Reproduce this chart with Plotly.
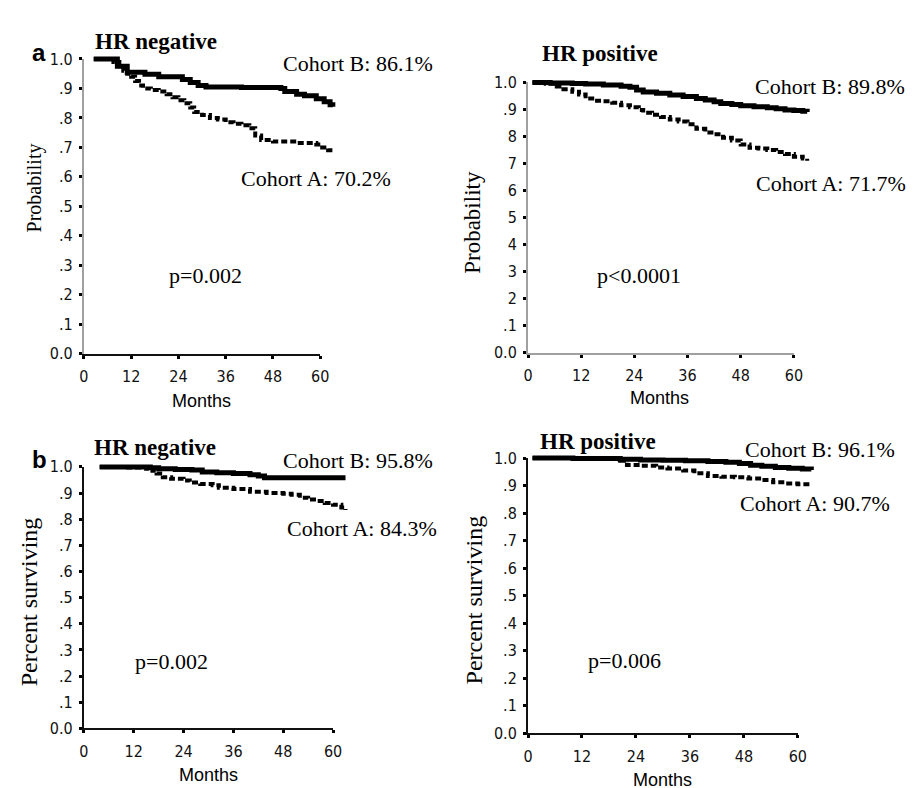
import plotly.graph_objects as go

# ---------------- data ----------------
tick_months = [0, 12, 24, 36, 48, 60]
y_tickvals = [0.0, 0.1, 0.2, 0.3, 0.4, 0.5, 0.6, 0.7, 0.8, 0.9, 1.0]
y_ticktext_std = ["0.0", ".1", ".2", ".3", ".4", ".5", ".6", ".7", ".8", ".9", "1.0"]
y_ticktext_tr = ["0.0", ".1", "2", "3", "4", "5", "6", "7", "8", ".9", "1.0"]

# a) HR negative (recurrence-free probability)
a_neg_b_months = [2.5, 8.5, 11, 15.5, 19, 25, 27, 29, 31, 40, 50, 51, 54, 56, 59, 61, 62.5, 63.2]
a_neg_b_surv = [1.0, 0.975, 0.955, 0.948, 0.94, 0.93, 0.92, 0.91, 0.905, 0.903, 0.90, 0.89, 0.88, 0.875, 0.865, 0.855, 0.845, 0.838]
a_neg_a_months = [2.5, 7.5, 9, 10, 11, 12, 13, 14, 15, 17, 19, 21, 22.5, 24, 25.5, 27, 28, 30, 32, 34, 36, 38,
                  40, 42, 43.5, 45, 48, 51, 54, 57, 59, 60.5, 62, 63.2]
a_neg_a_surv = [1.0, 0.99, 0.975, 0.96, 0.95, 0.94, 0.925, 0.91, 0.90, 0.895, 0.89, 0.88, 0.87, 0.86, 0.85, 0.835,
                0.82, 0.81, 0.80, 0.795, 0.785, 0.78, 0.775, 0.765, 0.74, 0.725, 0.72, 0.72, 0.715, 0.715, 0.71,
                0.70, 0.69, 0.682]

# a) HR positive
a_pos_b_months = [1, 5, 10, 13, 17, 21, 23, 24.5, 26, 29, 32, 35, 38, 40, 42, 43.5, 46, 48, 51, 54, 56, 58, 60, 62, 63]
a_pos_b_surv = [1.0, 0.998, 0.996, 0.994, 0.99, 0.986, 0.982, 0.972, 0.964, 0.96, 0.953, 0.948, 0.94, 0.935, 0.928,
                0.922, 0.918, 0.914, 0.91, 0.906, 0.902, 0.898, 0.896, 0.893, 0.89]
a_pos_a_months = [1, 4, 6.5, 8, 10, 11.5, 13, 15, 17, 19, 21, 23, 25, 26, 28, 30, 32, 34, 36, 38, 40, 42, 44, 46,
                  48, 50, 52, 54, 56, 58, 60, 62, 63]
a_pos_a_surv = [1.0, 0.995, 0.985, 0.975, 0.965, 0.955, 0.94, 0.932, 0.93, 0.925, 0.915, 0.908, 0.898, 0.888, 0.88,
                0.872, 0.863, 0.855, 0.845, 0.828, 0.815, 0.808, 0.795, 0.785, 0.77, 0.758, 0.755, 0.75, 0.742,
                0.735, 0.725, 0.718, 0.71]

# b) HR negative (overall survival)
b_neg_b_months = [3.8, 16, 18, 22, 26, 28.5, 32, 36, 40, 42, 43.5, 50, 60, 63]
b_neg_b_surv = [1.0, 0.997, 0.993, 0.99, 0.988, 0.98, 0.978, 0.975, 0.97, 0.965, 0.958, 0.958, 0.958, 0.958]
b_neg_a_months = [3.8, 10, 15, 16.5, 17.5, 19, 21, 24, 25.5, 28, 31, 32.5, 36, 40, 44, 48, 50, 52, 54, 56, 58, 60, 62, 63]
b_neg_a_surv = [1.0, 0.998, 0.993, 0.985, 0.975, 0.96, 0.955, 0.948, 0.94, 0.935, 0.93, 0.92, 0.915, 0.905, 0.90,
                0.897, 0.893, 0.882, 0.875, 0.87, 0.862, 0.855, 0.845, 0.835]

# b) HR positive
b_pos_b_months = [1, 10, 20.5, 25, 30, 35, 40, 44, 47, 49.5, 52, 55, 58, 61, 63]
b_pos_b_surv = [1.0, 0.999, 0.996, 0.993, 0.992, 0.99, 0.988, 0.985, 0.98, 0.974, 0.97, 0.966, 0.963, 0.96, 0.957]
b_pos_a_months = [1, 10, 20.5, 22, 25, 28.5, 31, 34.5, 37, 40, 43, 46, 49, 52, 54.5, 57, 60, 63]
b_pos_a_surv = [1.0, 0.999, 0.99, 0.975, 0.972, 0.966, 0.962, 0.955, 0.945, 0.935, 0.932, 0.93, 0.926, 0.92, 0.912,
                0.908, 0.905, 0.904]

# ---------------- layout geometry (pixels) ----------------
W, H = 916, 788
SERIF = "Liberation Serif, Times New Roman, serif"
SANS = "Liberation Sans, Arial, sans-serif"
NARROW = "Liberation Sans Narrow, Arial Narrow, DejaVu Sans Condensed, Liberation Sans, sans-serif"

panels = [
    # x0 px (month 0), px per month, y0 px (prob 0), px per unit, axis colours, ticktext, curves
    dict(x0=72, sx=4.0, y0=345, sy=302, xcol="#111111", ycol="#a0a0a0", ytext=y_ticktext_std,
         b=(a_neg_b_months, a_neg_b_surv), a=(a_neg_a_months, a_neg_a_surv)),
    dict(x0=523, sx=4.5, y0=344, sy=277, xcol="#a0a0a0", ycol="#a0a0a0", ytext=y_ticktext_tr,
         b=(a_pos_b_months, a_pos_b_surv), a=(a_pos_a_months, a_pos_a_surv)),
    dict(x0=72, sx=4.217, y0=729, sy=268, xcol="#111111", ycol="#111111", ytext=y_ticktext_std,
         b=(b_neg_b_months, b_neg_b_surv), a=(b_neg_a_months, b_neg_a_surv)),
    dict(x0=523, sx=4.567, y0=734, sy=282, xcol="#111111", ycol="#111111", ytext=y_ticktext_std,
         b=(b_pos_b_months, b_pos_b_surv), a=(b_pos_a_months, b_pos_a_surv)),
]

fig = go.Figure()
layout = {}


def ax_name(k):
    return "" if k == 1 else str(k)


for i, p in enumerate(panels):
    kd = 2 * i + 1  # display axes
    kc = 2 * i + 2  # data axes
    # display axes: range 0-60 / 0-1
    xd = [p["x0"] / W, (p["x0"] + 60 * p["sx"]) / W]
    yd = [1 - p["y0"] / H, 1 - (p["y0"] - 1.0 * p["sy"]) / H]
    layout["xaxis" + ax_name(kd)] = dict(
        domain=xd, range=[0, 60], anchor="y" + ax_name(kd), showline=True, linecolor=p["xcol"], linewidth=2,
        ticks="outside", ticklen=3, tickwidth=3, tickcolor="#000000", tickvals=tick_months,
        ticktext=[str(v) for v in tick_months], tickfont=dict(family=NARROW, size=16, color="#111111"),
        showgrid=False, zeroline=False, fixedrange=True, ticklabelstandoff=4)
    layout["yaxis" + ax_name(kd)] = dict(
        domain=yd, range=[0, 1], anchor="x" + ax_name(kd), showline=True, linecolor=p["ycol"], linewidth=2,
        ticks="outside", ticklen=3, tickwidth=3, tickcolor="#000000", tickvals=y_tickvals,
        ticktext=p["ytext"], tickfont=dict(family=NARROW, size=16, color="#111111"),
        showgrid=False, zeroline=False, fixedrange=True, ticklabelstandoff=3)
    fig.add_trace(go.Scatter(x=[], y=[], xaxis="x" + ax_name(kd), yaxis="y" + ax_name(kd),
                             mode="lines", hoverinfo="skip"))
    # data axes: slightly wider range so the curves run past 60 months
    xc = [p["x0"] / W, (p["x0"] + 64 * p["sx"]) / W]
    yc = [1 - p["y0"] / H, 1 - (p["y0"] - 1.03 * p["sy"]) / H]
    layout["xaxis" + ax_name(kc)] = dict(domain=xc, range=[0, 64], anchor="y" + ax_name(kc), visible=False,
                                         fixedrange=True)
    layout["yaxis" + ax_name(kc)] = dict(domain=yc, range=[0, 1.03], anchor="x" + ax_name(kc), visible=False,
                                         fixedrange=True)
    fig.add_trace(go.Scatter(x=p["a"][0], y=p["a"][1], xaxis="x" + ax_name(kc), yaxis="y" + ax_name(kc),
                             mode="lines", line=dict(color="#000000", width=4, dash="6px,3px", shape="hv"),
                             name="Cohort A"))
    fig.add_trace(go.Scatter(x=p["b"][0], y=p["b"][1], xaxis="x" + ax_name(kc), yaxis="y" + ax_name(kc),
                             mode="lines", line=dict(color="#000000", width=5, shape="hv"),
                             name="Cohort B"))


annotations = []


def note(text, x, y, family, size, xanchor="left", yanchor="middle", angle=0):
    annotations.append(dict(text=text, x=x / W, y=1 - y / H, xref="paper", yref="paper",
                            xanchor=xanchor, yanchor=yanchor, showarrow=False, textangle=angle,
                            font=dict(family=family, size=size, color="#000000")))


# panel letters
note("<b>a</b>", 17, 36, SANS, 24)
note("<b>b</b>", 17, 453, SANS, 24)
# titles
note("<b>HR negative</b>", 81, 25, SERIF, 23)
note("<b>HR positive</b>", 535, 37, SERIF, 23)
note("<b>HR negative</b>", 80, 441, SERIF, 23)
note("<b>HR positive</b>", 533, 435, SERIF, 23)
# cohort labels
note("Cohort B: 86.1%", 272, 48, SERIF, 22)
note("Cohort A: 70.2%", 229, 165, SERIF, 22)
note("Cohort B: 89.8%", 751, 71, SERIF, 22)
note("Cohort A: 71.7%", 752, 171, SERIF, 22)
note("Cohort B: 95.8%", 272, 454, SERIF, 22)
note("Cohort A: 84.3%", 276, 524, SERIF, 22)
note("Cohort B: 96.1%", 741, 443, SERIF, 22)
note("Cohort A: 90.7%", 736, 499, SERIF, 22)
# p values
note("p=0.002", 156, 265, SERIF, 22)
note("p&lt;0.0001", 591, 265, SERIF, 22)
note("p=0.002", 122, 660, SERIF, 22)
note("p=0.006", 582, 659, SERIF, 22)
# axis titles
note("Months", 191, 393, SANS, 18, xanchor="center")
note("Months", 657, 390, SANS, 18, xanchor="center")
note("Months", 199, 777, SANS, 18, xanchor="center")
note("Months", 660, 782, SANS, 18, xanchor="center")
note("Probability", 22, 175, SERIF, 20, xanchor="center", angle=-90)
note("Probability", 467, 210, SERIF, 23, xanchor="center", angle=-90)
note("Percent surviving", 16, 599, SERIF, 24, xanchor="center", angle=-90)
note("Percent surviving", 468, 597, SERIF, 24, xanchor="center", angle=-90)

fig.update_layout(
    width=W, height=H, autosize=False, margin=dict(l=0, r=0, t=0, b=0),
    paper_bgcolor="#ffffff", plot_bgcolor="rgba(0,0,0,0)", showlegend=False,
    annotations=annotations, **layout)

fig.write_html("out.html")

# # # #

* [GIVEN EXERCISE]: Skip the pictures and restate exactly the lines from the beginning of the listing to the line with "import plotly.graph_objects as go", that line included.

* [IN RESPONSE]:
Reproduce this chart with Plotly.
import plotly.graph_objects as go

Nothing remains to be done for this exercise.